Settlers of Catan

It is fortunate we don’t have to earn a living off my blog posts. It’d be akin to living on a diet of four-leaf clovers. Not to say that I’m without thoughts to share, it’s just forgetfulness and some laziness. Either I forget what I had wanted to talk about, or if not that, I convince myself I’d be better off writing it tomorrow, which eventually leads to back to the first issue; not entirely different from the problems I had with my school assignments. O.K. teacher, I’ll try to do better next time.

“Are those volcanoes?” “Na, they’re pyramids.”

We’ve landed in Africa. Twice actually: first a landing in Cairo, which treated us to a spectacular view, and then at our destination in Entebbe, Uganda at 3:00 AM. But that still wasn’t our final destination. To reach that, we had six bus hours and a border crossing to go.

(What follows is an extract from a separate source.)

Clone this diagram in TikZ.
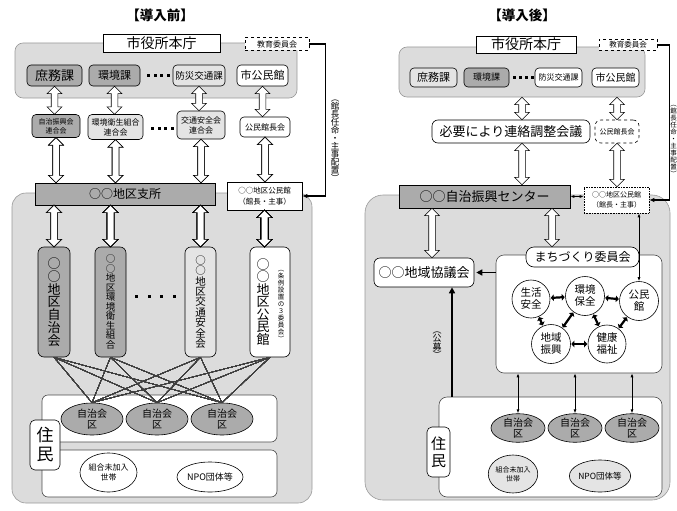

Immigration at the airport was painful. The wait was short and the staff were courteous. But that hardly made up for the fingerprinting, photographing, and $50 single-entry visa fee, considering we’d be out of the country by afternoon (where we got stuck with another visa fee, $100 each). All in all, we had paid $300 in visa fees within the first 12 hours after landing.

I’m guessing that we’ll spend somewhere between $700 and $1000 in visa fees to visit some of the financially-poorest countries in the world. That’s roughly 5 months of hotel costs for two people in these countries. An equivalent visa in Japan should then run $7,500! But there’s another way of looking at it.

A Tanzania visa costs a US citizen, $100—about 0.2% of our annual income.
A US visa costs a Tanzanian $100—about 7.1% of their yearly income.

Getting the bus from Kampala to Bukoba could have been worse. Ninety percent of the hassle was finding which out of the dozens of bus companies would take us to Bukoba. No websites or phone numbers for any of them. Each company has a different location scattered throughout Kampala. And Google maps lies. So for future reference, you take the Gateway Bus Company (pronounced Gate Way Bus) located at Arua Park (ask around). It leaves every day at 11 am and costs 20,000 shillings.

Other highlights from the ride included the aisle being packed with giant goods bags, the back windows being packed with giant goods bags which fell forward after every bump, the grilled mystery-meat sticks sold through the open windows, the 100 or so gigantic speed bumps, and the equator crossing—no speed bump there.

After we had taken off and were beyond the city buildings and shacks, we were thrilled by the simple beauty of the landscape. The countryside looks like a kid’s finger painting. The lake and sky are bright blue, the banana trees are bright green, and the clay roads and buildings are bright red. It felt like we were driving across a giant Settlers of Catan game board. And if that were the case, then Tanzania would start the game off great, building roads with its wood and clay, but fail miserably when it was time to upgrade to cities and buy improvement cards. Doh!

Shortly after finally arriving at the Bukoba bus stop, our gracious hosts and friends, Aaron and Allison, drove over to meet us. They lightened our hearts and backs and gave us a ride up the hill to their house overlooking Lake Victoria. Photos to come later.